As time goes by and you let her dictate what she wants to do and when, she begins to develop and become more of a human being, less an exposed fetus. She starts to show preferences (my little Amalie, for example, loves her Winnie the Pooh with jingle bells in his belly, which her Nonnie and Bapa bought for her at Disneyland); she even starts to smile! And you become more and more attuned to who she is and how to be with her.

This is how a new piece of writing develops. In my experience, if you try to force your preconceived notions of what the piece will be, it just won’t work. If, instead, you sit back and let the piece guide you, experimenting with different things and paying close attention to what works and what doesn’t, things will come together much more smoothly, though they may not come as quickly as you want.

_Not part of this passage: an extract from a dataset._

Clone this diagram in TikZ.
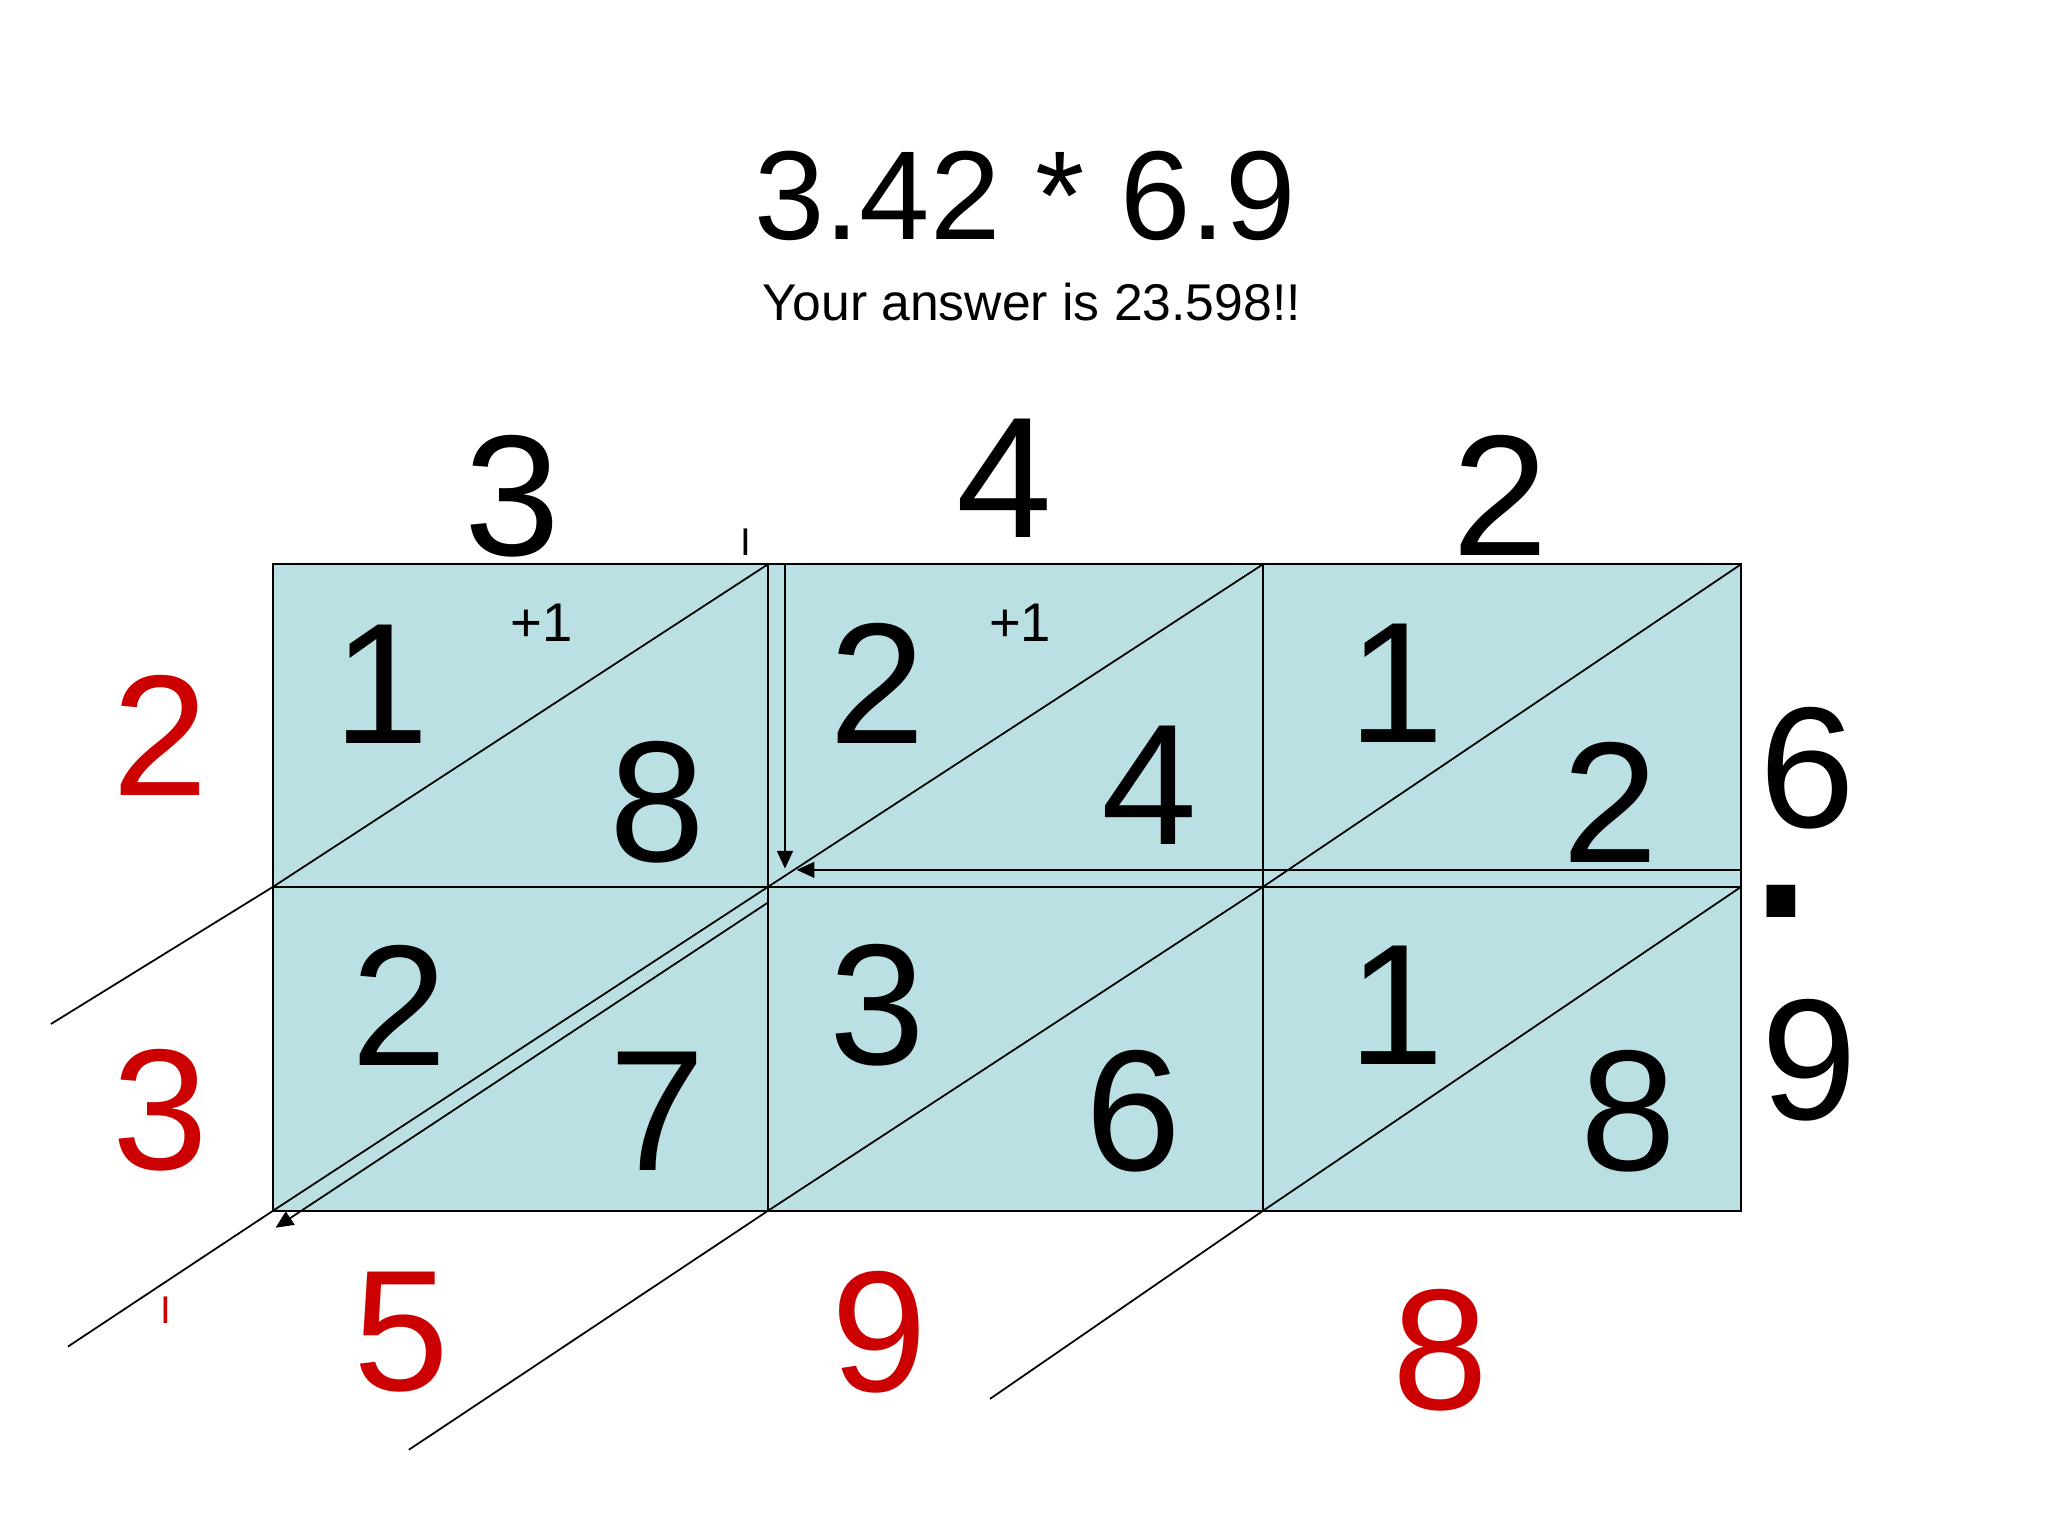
\documentclass[tikz,border=0pt]{standalone}
\usepackage{fontspec}
\setmainfont{Liberation Sans}
\usetikzlibrary{arrows.meta}
\definecolor{cellblue}{RGB}{187,224,227}
\definecolor{ansred}{RGB}{204,0,0}
\tikzset{
  big/.style={font=\fontsize{49}{49}\selectfont, inner sep=0pt},
  ans/.style={big, text=ansred},
  carry/.style={font=\fontsize{15.5}{15.5}\selectfont, inner sep=0pt},
  tickmark/.style={font=\fontsize{11}{11}\selectfont, inner sep=0pt},
  lattice/.style={line width=0.5pt},
  move/.style={line width=0.5pt, -{Triangle[length=5pt,width=4.5pt]}}
}
\begin{document}
\begin{tikzpicture}[x=0.013061cm, y=-0.013061cm]
  \useasboundingbox (0,0) rectangle (1568,1176);
  % grid corners
  \coordinate (p00) at (209,432);
  \coordinate (p01) at (588,432);
  \coordinate (p02) at (967,432);
  \coordinate (p03) at (1333,432);
  \coordinate (p10) at (209,679);
  \coordinate (p11) at (588,679);
  \coordinate (p12) at (967,679);
  \coordinate (p13) at (1333,679);
  \coordinate (p20) at (209,927);
  \coordinate (p21) at (588,927);
  \coordinate (p22) at (967,927);
  \coordinate (p23) at (1333,927);
  % free ends of the diagonals
  \coordinate (e1) at (39,784);
  \coordinate (e2) at (52,1031);
  \coordinate (e3) at (313,1110);
  \coordinate (e4) at (758,1071);
  % arrow ends
  \coordinate (v0) at (601,432);
  \coordinate (v1) at (601,665);
  \coordinate (h0) at (1333,666);
  \coordinate (h1) at (610,666);
  \coordinate (d0) at (588,691);
  \coordinate (d1) at (211,940);

  \fill[cellblue] (p00) rectangle (p23);
  \begin{scope}[lattice]
    \draw (p00) rectangle (p23);
    \draw (p10) to (p13);
    \draw (p01) to (p21);
    \draw (p02) to (p22);
    \draw (p01) to (p10) to (e1);
    \draw (p02) to (p11) to (p20) to (e2);
    \draw (p03) to (p12) to (p21) to (e3);
    \draw (p13) to (p22) to (e4);
  \end{scope}
  \begin{scope}[move]
    \draw (v0) to (v1);
    \draw (h0) to (h1);
    \draw (d0) to (d1);
  \end{scope}

  \node[font=\fontsize{36}{36}\selectfont, inner sep=0pt] (title) at (785,150) {3.42 * 6.9};
  \node[font=\fontsize{14.7}{14.7}\selectfont, inner sep=0pt] (answer) at (790,231) {Your answer is 23.598!!};

  \draw
    (392,380) node[big] (t1){3}
    (769,366) node[big] (t2){4}
    (1149,379) node[big] (t3){2}
    (1384,588) node[big] (s1){6}
    (1364,690) node[big, scale=1.75] (sdot){.}
    (1385,812) node[big] (s2){9};
  \draw
    (123,563) node[ans] (l1){2}
    (123,850) node[ans] (l2){3}
    (307,1020) node[ans] (b1){5}
    (673,1020) node[ans] (b2){9}
    (1103,1034) node[ans] (b3){8};

  \draw
    (292,524) node[big] (c11a){1}
    (503,614) node[big] (c11b){8}
    (672,523) node[big] (c12a){2}
    (880,601) node[big] (c12b){4}
    (1069,523) node[big] (c13a){1}
    (1233,614) node[big] (c13b){2}
    (306,770) node[big] (c21a){2}
    (503,851) node[big] (c21b){7}
    (672,770) node[big] (c22a){3}
    (868,851) node[big] (c22b){6}
    (1069,770) node[big] (c23a){1}
    (1247,851) node[big] (c23b){8};
  \draw
    (415,477) node[carry] (k1){+1}
    (781,477) node[carry] (k2){+1};
  \draw
    (571,415) node[tickmark] (m1){I}
    (127,1003) node[tickmark, text=ansred] (m2){I};
\end{tikzpicture}
\end{document}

My Amalie is now almost eight weeks old. Eight weeks. Already, she’s so different than she was eight weeks ago when I gazed into her blue, blue eyes for the first time; still, she has a long way to go before she’s ready to function out in the real world on her own. If I were to call up, say, an employment agency and ask them to secure a job for my eight-week-old baby, they’d either think I was joking or crazy. Yet this, essentially, is what many amateur writers do when they submit a rough draft for publication (and proofreading to catch the grammar and punctuation errors does not turn a first draft into a final draft, as any English teacher will tell you).

I’m not saying you have to spend eighteen years revising every single piece, but hey, let’s not rush things, okay? Your “baby” will develop exactly as quickly as is right for it, and one day you’ll be able to send it out into the real world proud of all the work you put into it and knowing that you both are much better for the experience.